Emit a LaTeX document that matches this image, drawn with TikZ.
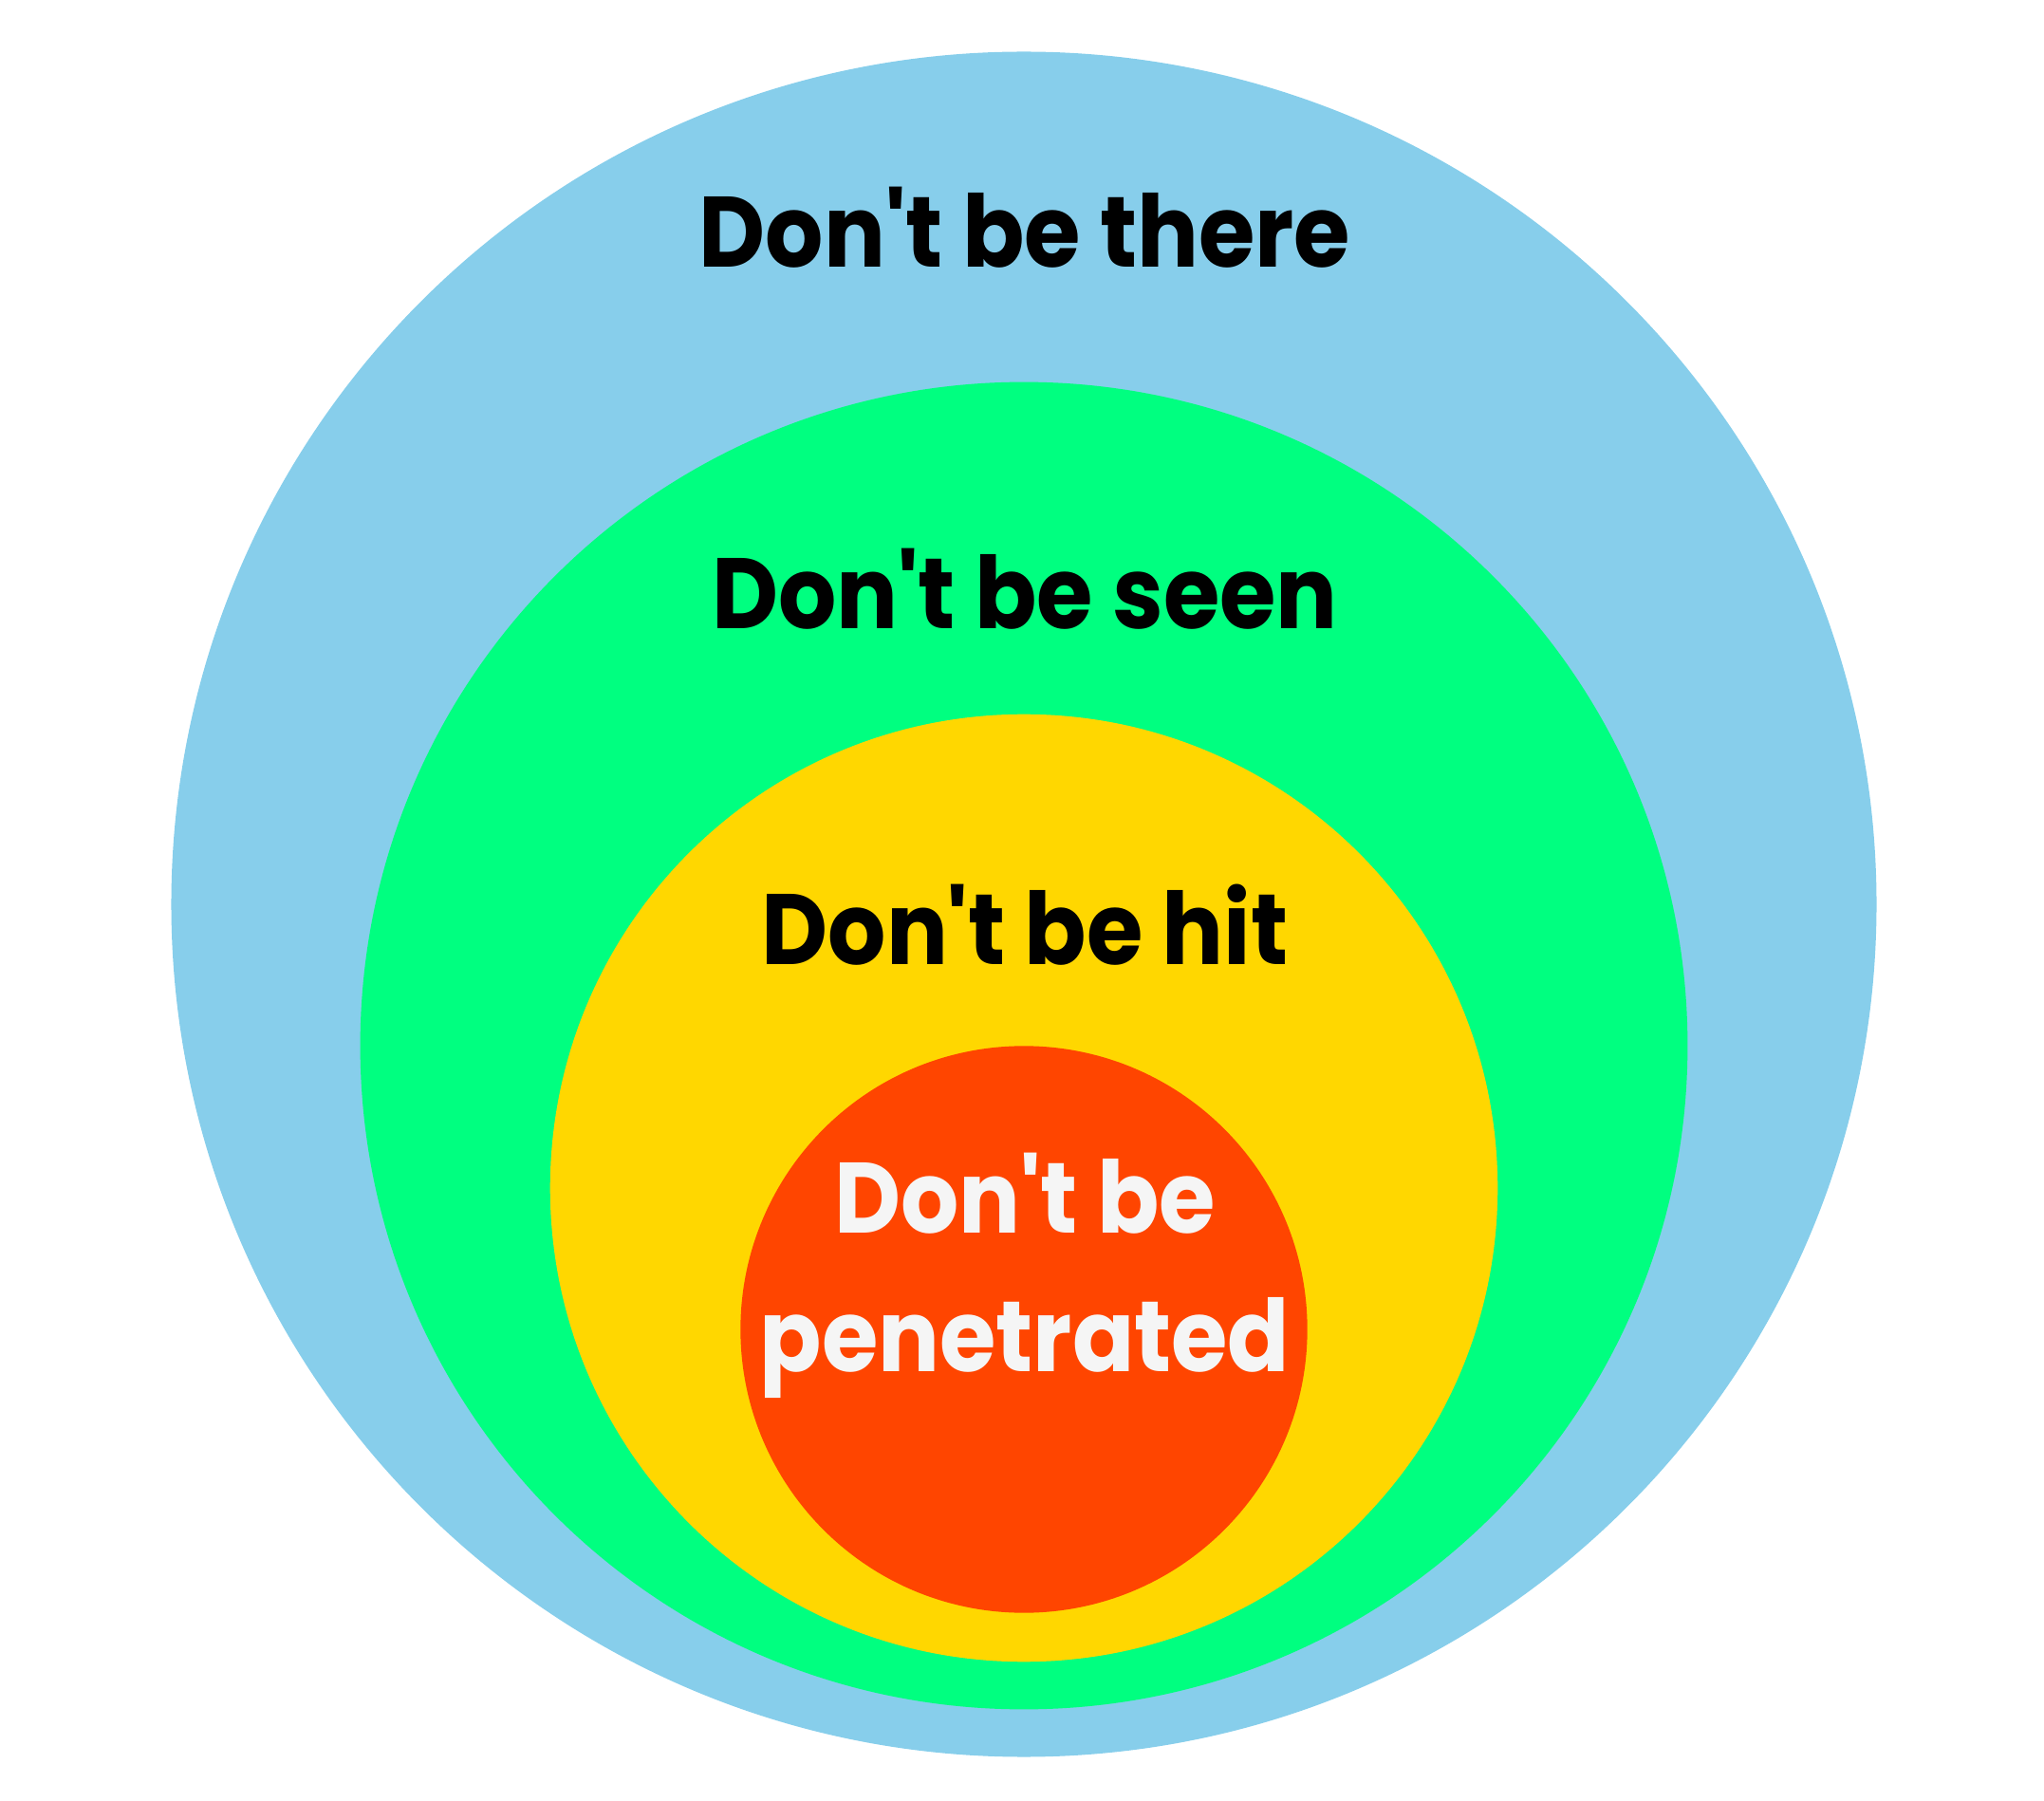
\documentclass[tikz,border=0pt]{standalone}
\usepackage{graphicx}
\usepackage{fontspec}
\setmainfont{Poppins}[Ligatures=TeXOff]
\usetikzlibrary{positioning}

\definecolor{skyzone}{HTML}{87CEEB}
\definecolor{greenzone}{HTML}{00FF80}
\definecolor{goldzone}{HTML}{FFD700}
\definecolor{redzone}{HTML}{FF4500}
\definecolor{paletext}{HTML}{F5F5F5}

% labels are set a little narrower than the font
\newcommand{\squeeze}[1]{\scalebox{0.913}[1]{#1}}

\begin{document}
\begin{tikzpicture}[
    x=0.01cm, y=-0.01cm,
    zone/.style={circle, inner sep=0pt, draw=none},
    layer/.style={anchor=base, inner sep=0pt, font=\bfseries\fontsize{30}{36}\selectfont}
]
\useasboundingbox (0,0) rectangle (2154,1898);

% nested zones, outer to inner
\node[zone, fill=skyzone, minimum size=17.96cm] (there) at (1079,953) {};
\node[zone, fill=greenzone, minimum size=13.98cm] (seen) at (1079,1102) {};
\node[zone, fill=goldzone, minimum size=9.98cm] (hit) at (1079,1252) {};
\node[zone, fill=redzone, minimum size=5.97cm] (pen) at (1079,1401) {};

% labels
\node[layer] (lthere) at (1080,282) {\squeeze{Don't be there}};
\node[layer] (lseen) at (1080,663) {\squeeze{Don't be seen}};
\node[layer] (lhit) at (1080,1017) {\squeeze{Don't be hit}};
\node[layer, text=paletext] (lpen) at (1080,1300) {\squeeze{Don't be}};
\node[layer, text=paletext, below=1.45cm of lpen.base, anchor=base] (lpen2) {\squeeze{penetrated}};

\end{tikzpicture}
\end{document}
- - - -
▶ [EXERCISE DETAILS]
Repeat the listing above exactly from its first line to the line containing "(0,0) rectangle (2154,1898);", both included, and omit the pictures.

▶ [FINISHED ANSWER]
Emit a LaTeX document that matches this image, drawn with TikZ.
\documentclass[tikz,border=0pt]{standalone}
\usepackage{graphicx}
\usepackage{fontspec}
\setmainfont{Poppins}[Ligatures=TeXOff]
\usetikzlibrary{positioning}

\definecolor{skyzone}{HTML}{87CEEB}
\definecolor{greenzone}{HTML}{00FF80}
\definecolor{goldzone}{HTML}{FFD700}
\definecolor{redzone}{HTML}{FF4500}
\definecolor{paletext}{HTML}{F5F5F5}

% labels are set a little narrower than the font
\newcommand{\squeeze}[1]{\scalebox{0.913}[1]{#1}}

\begin{document}
\begin{tikzpicture}[
    x=0.01cm, y=-0.01cm,
    zone/.style={circle, inner sep=0pt, draw=none},
    layer/.style={anchor=base, inner sep=0pt, font=\bfseries\fontsize{30}{36}\selectfont}
]
\useasboundingbox (0,0) rectangle (2154,1898);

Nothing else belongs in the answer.